Bottom-line: It was filled with plot holes and inconsistent science (even more so than the "The Dark Knight Rises"). Imagine McConaughey in the movie; upon finding himself inside a pocket universe of infinite bookcases, I burst into a very audible laugh and found myself unable to stop for a good few minutes (when I watched this in a movie theatre I thought someone would come and kick me out). Conceptually, I had very high hopes for this film but found completely let down with the last 15 minutes. I wouldn't say that this is a good film but I would say it it's worth watching, even if it's just for the coldly maniacal Matt Damon and the bizarre and strangely funny robots (Did you see that little alcove in the 5-dimensional bookcase? The one with some clueless monkey laughing in a darkened pit? It was me...)

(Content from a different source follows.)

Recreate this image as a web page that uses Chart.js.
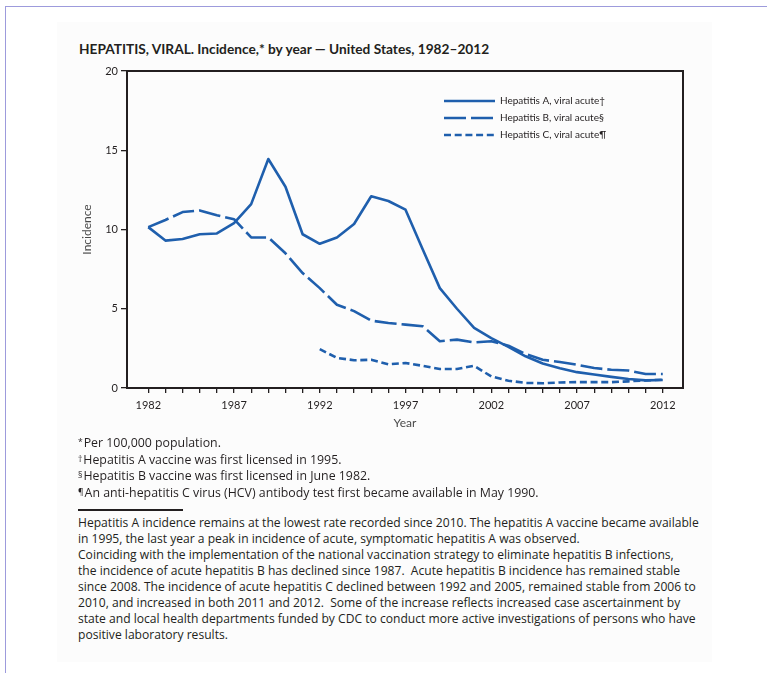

NB1: a friend of mine says “Signs” is much better than this one. Nope. “Signs” is most definitely not superior to “Interstellar”!  “Signs” is a god-awful farce. The first part of it has some well-crafted tension and at least one genuine shock, but then “Shyamalamalamadingdong” farts it all away with an ending so titanically stupid it makes you wonder if he got one of his children to write the script for him. Aliens are so allergic to water it burns them like acid - and they don't wear clothes! Convenient for the humans, and somewhat daft of the aliens to visit a planet with a surface that is 70% water. Why are they naked as well? Are we supposed to believe they can travel across the stars but haven't figured out how to create a raincoat? Nothing about the ending works at all and renders the rest of film a complete nonsense.